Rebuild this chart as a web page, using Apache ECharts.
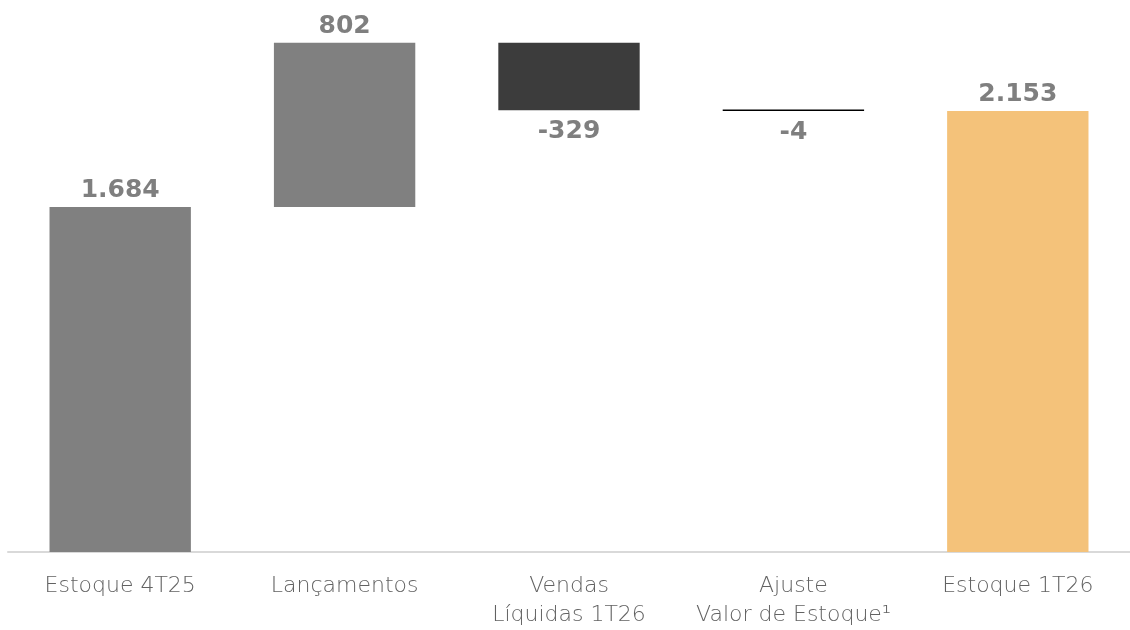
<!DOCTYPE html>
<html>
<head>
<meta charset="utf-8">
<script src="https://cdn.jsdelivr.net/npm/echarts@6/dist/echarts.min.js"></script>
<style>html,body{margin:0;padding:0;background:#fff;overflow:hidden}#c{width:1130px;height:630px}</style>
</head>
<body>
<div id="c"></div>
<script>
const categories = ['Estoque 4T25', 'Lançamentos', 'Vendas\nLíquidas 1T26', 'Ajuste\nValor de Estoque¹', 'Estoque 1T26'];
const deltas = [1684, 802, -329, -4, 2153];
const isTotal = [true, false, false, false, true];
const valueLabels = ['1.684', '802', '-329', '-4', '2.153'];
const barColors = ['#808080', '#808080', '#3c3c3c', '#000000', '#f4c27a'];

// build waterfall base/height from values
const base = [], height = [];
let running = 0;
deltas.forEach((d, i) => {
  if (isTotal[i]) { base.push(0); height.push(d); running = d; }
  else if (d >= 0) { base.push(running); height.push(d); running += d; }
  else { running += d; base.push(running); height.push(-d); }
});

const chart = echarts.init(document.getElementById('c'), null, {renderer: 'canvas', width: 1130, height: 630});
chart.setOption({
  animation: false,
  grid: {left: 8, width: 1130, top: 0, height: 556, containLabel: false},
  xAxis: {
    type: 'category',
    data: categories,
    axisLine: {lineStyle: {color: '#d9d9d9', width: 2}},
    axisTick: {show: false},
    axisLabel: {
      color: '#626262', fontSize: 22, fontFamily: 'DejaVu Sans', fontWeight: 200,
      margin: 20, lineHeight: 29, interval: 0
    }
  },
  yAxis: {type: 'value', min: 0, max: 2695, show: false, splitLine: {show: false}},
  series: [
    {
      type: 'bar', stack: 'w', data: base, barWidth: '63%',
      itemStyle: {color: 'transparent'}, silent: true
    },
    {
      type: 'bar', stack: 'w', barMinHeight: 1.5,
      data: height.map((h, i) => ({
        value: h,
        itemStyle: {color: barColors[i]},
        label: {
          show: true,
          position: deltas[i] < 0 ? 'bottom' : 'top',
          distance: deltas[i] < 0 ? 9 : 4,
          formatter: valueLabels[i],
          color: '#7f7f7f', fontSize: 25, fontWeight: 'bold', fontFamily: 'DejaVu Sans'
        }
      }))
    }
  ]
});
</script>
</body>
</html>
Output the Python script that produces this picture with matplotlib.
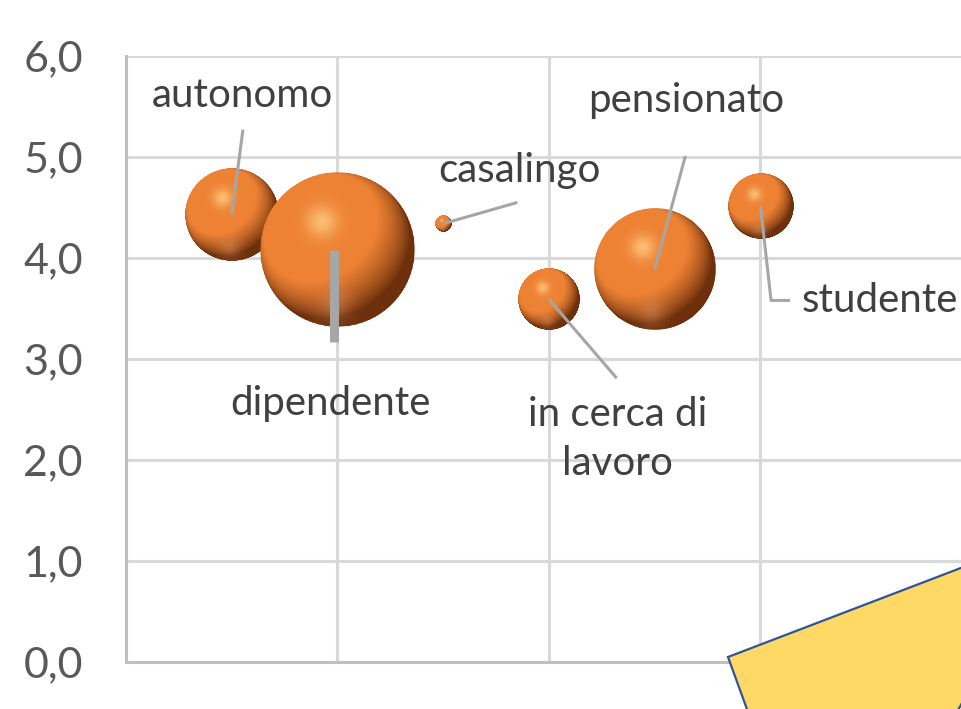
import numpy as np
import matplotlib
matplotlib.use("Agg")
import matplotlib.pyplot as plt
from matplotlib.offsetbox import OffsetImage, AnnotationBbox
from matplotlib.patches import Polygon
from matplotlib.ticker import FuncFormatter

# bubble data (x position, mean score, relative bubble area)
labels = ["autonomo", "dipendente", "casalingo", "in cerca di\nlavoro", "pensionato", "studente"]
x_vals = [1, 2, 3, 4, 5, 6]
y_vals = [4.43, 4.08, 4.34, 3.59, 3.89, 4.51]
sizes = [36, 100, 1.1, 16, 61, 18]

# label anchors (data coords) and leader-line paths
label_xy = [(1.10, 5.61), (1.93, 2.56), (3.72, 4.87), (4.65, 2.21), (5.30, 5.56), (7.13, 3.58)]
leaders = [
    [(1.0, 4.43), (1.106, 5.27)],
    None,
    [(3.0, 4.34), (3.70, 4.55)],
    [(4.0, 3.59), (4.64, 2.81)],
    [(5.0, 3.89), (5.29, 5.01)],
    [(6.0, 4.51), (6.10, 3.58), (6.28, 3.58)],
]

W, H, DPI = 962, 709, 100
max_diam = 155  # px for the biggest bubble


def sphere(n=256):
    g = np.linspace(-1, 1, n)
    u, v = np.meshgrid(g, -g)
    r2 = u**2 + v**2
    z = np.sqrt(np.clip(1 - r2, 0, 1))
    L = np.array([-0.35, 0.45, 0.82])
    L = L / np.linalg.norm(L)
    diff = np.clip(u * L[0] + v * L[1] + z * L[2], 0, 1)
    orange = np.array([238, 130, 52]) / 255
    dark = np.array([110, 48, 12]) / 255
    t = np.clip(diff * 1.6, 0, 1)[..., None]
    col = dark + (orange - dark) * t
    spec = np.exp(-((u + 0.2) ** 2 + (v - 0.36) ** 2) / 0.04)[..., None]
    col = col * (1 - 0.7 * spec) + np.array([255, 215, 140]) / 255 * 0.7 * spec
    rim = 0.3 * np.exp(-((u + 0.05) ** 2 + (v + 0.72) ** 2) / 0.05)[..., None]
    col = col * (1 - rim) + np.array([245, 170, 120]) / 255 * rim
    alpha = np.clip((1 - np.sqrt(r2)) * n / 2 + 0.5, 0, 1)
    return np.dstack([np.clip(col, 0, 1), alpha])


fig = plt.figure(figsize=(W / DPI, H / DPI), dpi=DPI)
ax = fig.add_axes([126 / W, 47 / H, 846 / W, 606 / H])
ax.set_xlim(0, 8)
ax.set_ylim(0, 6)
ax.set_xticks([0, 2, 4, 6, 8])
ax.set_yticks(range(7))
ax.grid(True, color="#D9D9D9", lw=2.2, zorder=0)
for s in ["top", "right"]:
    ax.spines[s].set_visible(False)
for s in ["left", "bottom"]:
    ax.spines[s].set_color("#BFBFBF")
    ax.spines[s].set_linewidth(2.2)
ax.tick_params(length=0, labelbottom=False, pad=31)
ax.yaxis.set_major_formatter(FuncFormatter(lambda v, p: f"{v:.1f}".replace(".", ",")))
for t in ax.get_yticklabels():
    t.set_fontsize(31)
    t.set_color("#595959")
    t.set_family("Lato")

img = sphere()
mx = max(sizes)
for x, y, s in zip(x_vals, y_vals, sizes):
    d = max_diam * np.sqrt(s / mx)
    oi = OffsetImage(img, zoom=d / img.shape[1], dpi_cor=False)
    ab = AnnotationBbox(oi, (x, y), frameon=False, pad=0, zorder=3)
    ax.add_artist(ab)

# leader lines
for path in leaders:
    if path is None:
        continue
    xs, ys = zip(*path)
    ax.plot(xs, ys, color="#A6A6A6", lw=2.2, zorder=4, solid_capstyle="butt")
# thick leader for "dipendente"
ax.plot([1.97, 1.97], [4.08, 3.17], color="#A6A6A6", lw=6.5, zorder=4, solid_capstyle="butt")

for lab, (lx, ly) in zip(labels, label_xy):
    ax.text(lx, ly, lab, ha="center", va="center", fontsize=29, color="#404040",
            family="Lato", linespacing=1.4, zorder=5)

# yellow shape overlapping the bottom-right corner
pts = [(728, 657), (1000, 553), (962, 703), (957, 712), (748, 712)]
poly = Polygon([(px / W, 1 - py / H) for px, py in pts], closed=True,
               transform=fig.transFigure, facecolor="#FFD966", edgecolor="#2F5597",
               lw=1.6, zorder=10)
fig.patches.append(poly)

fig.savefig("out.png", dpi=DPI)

□ □ □ □ □ □ □

Given task: Report all lines of the material that contain the word "script".

Exercise output:
<script src="https://cdn.jsdelivr.net/npm/echarts@6/dist/echarts.min.js"></script>
<script>
</script>
Output the Python script that produces this picture with matplotlib.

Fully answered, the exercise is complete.